Okay, fine, listen, Billy Porter deserves to be famous, and it took way too long, so I guess if that's what gets him there, good for him and good for all of us, but please, I beg you, go listen to At the Corner of Broadway and Soul and understand that offering up a great Met Gala appearance is the LEAST of his powers.

That aside, the show now had a superstar on its hands, and they decided to run with it. Suddenly, Porter's Pray Tell character had way more of a presence on the show, sometimes eclipsing Blanca in terms of docked minutes in an episode. In fact, whole episodes became devoted to Pray, and when Porter won the Emmy for Best Lead Actor in a Drama, all of that seemed warranted, despite the fact that a cis-man was being recognized while his trans colleagues were denied the same acclaim.

But I would argue that pivoting the show so that it became the story of Blanca and Pray was a mistake. There are people who could have figured out how to include more of Pray's story and continue to center the piece on the characters it was created for, but those people were not in charge, and so instead, they put Porter through the ringer in the hopes of securing him a second Emmy, and in doing so, made some of the most outlandish, offensive, and pedestrian artistic choices I've ever seen. Everything from confronting his religious mother to a final scene in front of a mirror that has now been borrowed and reused so many times, finding its origin would be easier than hunting down every relative of Genghis Khan.

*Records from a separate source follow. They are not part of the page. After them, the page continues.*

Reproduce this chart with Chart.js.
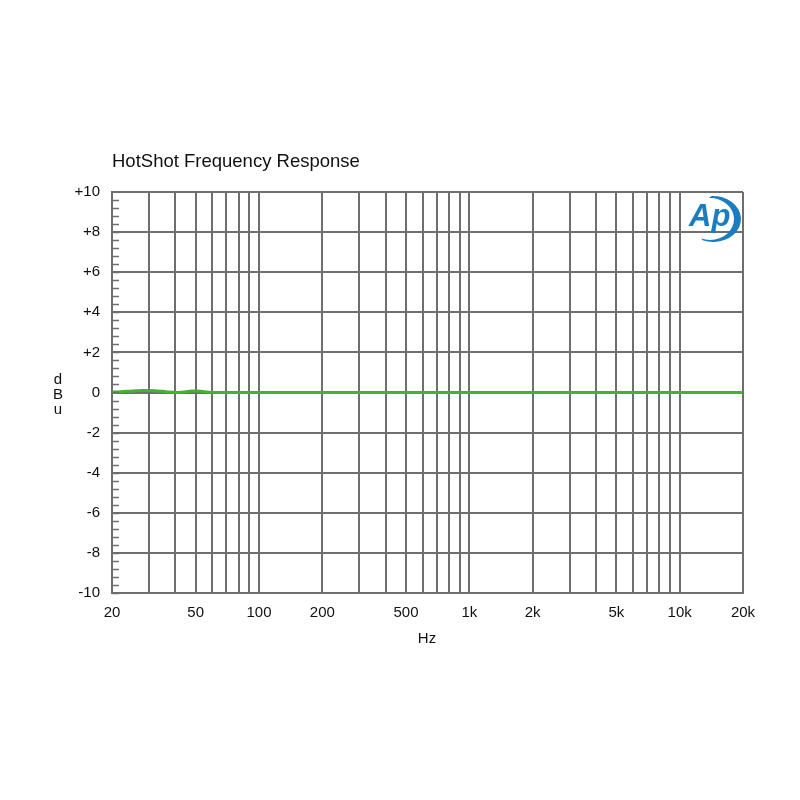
<!DOCTYPE html>
<html>
<head>
<meta charset="utf-8">
<script src="https://cdn.jsdelivr.net/npm/chart.js@4.4.1/dist/chart.umd.min.js"></script>
<style>
  html, body { margin: 0; padding: 0; background: #fff; }
  #wrap { width: 800px; height: 800px; }
</style>
</head>
<body>
<div id="wrap"><canvas id="grafico" width="800" height="800"></canvas></div>
<script>
// Datos del gráfico
const frecuencias = [20, 22, 25, 28, 30, 33, 36, 40, 44, 48, 50, 53, 57, 60, 70, 80, 100, 200, 500, 1000, 2000, 5000, 10000, 20000];
const nivelesDbu = [0.02, 0.04, 0.08, 0.1, 0.1, 0.08, 0.04, 0.0, 0.03, 0.07, 0.08, 0.06, 0.02, 0.0, 0.0, 0.0, 0.0, 0.0, 0.0, 0.0, 0.0, 0.0, 0.0, 0.0];
const rejillaX = [20, 30, 40, 50, 60, 70, 80, 90, 100, 200, 300, 400, 500, 600, 700, 800, 900,
                  1000, 2000, 3000, 4000, 5000, 6000, 7000, 8000, 9000, 10000, 20000];
const valoresEtiquetaX = [20, 50, 100, 200, 500, 1000, 2000, 5000, 10000, 20000];
const etiquetasX = ['20', '50', '100', '200', '500', '1k', '2k', '5k', '10k', '20k'];
const ticksY = [-10, -8, -6, -4, -2, 0, 2, 4, 6, 8, 10];

const colorRejilla = '#6e6e6e';
const fuente = "'Liberation Sans', Arial, sans-serif";

// Textos extra, marcas menores y logotipo
const extras = {
    id: 'extras',
    afterDraw(chart) {
        const ctx = chart.ctx;
        const area = chart.chartArea;
        const y = chart.scales.y;
        ctx.save();
        // marcas menores del eje Y
        ctx.strokeStyle = colorRejilla;
        ctx.lineWidth = 1.5;
        for (let v = -10; v < 10; v += 0.4) {
            const p = Math.round(y.getPixelForValue(v)) + 0.5;
            ctx.beginPath();
            ctx.moveTo(area.left, p);
            ctx.lineTo(area.left + 7, p);
            ctx.stroke();
        }
        // título
        ctx.fillStyle = '#111';
        ctx.font = '18.5px ' + fuente;
        ctx.textAlign = 'left';
        ctx.textBaseline = 'middle';
        ctx.fillText('HotShot Frequency Response', 112, 162);
        // dBu vertical
        ctx.font = '15px ' + fuente;
        ctx.textAlign = 'center';
        ['d', 'B', 'u'].forEach((c, i) => ctx.fillText(c, 58, 380 + i * 15));
        // Hz
        ctx.fillText('Hz', 427, 639);
        // logotipo Ap
        ctx.fillStyle = '#1b7cc0';
        ctx.font = 'italic bold 31px ' + fuente;
        ctx.textAlign = 'left';
        ctx.textBaseline = 'alphabetic';
        ctx.fillText('Ap', 689, 226);
        // media luna
        ctx.beginPath();
        ctx.ellipse(713, 219, 28, 23, 0, -1.62, 1.95);
        ctx.ellipse(710, 219, 24, 21, 0, 1.95, -1.62, true);
        ctx.closePath();
        ctx.fill();
        ctx.restore();
    }
};

const ctxGrafico = document.getElementById('grafico').getContext('2d');
new Chart(ctxGrafico, {
    type: 'line',
    data: {
        datasets: [{
            label: 'HotShot',
            data: frecuencias.map((f, i) => ({ x: f, y: nivelesDbu[i] })),
            borderColor: '#3fb52a',
            borderWidth: 3,
            pointRadius: 0,
            tension: 0.4,
            fill: false
        }]
    },
    options: {
        responsive: false,
        animation: false,
        layout: { padding: { left: 0, right: 57, top: 192, bottom: 0 } },
        plugins: {
            legend: { display: false },
            title: { display: false },
            tooltip: { enabled: false }
        },
        scales: {
            x: {
                type: 'logarithmic',
                min: 20,
                max: 20000,
                afterBuildTicks: (scale) => { scale.ticks = rejillaX.map(v => ({ value: v })); },
                afterFit: (scale) => { scale.height = 207; },
                grid: { color: colorRejilla, lineWidth: 2, drawTicks: false },
                border: { color: colorRejilla, width: 2 },
                ticks: {
                    autoSkip: false,
                    maxRotation: 0,
                    padding: 11,
                    color: '#111',
                    font: { family: fuente, size: 15 },
                    callback: (v) => {
                        const i = valoresEtiquetaX.indexOf(v);
                        return i >= 0 ? etiquetasX[i] : '';
                    }
                }
            },
            y: {
                min: -10,
                max: 10,
                afterBuildTicks: (scale) => { scale.ticks = ticksY.map(v => ({ value: v })); },
                afterFit: (scale) => { scale.width = 112; },
                grid: { color: colorRejilla, lineWidth: 2, drawTicks: false },
                border: { color: colorRejilla, width: 2 },
                ticks: {
                    padding: 12,
                    color: '#111',
                    font: { family: fuente, size: 15 },
                    callback: (v) => (v > 0 ? '+' + v : String(v))
                }
            }
        }
    },
    plugins: [extras]
});
</script>
</body>
</html>
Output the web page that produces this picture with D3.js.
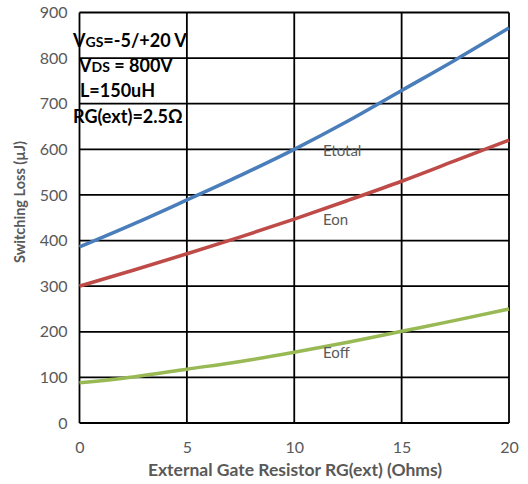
<!DOCTYPE html>
<html>
<head>
<meta charset="utf-8">
<script src="https://cdn.jsdelivr.net/npm/d3@7/dist/d3.min.js"></script>
<style>
  body { margin: 0; background: white; }
  text { font-family: Lato, "Noto Sans", sans-serif; }
</style>
</head>
<body>
<div id="chart"></div>
<script>
// values
var rg = [0, 2.5, 5, 7.5, 10, 12.5, 15, 17.5, 20];
var etotal = [386, 436, 489, 543, 600, 662, 729, 796, 866];
var eon = [300, 335, 371, 408, 447, 488, 530, 575, 620];
var eoff = [88, 101, 118, 135, 155, 177, 201, 225, 250];
var xTicks = [0, 5, 10, 15, 20];
var yTicks = [0, 100, 200, 300, 400, 500, 600, 700, 800, 900];

var series = [
    {name: "Etotal", values: etotal, color: "#4a7ebb", lx: 323, ly: 156},
    {name: "Eon", values: eon, color: "#be4b48", lx: 323, ly: 225},
    {name: "Eoff", values: eoff, color: "#98b954", lx: 323, ly: 358}
];

var width = 528, height = 484;
var svg = d3.select("#chart").append("svg")
    .attr("width", width)
    .attr("height", height);

var x = d3.scaleLinear().domain([0, 20]).range([79.5, 509]);
var y = d3.scaleLinear().domain([0, 900]).range([423, 12.5]);

// grid
svg.append("g").selectAll("line")
    .data(yTicks)
    .enter().append("line")
    .attr("x1", x(0)).attr("x2", x(20))
    .attr("y1", d => y(d)).attr("y2", d => y(d))
    .attr("stroke", "#000").attr("stroke-width", 1.8);

svg.append("g").selectAll("line")
    .data(xTicks)
    .enter().append("line")
    .attr("x1", d => x(d)).attr("x2", d => x(d))
    .attr("y1", y(0)).attr("y2", y(900))
    .attr("stroke", "#000").attr("stroke-width", 1.8);

// axes (labels only)
var xAxis = svg.append("g")
    .attr("transform", "translate(0," + y(0) + ")")
    .call(d3.axisBottom(x).tickValues(xTicks).tickSize(0).tickPadding(19));
xAxis.select(".domain").remove();
xAxis.selectAll("text").attr("font-size", 16).attr("fill", "#595959")
    .style("font-family", "Lato, sans-serif");

var yAxis = svg.append("g")
    .attr("transform", "translate(" + x(0) + ",0)")
    .call(d3.axisLeft(y).tickValues(yTicks).tickSize(0).tickPadding(12));
yAxis.select(".domain").remove();
yAxis.selectAll("text").attr("font-size", 16).attr("fill", "#595959")
    .style("font-family", "Lato, sans-serif");

// curves
var line = d3.line()
    .x((d, i) => x(rg[i]))
    .y(d => y(d))
    .curve(d3.curveMonotoneX);

svg.append("g").selectAll("path")
    .data(series)
    .enter().append("path")
    .attr("d", d => line(d.values))
    .attr("fill", "none")
    .attr("stroke", d => d.color)
    .attr("stroke-width", 3.5);

svg.append("g").selectAll("text")
    .data(series)
    .enter().append("text")
    .attr("x", d => d.lx)
    .attr("y", d => d.ly)
    .attr("font-size", 15)
    .attr("fill", "#595959")
    .text(d => d.name);

// axis titles
svg.append("text")
    .attr("x", 295).attr("y", 476)
    .attr("text-anchor", "middle")
    .attr("font-size", 17.5).attr("font-weight", "bold")
    .attr("fill", "#595959")
    .text("External Gate Resistor RG(ext) (Ohms)");

svg.append("text")
    .attr("transform", "translate(25,202) rotate(-90)")
    .attr("text-anchor", "middle")
    .attr("font-size", 14.5).attr("font-weight", "bold")
    .attr("fill", "#595959")
    .text("Switching Loss (µJ)");

// test conditions
var notes = svg.append("g").attr("font-weight", "bold").attr("font-size", 18).attr("fill", "#000");
var t1 = notes.append("text").attr("x", 73).attr("y", 47);
t1.append("tspan").text("V");
t1.append("tspan").attr("font-size", 14).text("GS");
t1.append("tspan").text("=-5/+20 V");
var t2 = notes.append("text").attr("x", 79).attr("y", 72);
t2.append("tspan").text("V");
t2.append("tspan").attr("font-size", 14).text("DS");
t2.append("tspan").text(" = 800V");
notes.append("text").attr("x", 80).attr("y", 97).text("L=150uH");
notes.append("text").attr("x", 73).attr("y", 123).text("RG(ext)=2.5Ω");
</script>
</body>
</html>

Like the other actors on the show, Porter deserved better, and in this instance, better involved either less of a presence on Pose or maybe even a spin-off where Pray's story could have been given more room to expand and prosper.

But even then, it would have needed better writers.

I truly hope we get to see everyone involved in this show in other project, particularly Rodriguez, who has turned in a performance over three seasons that has been both an anchor and a revelation. If we're going to send flowers, we should start sending them to her and to the other artists who elevated this past season of nonsense into a handful of moments that were profound.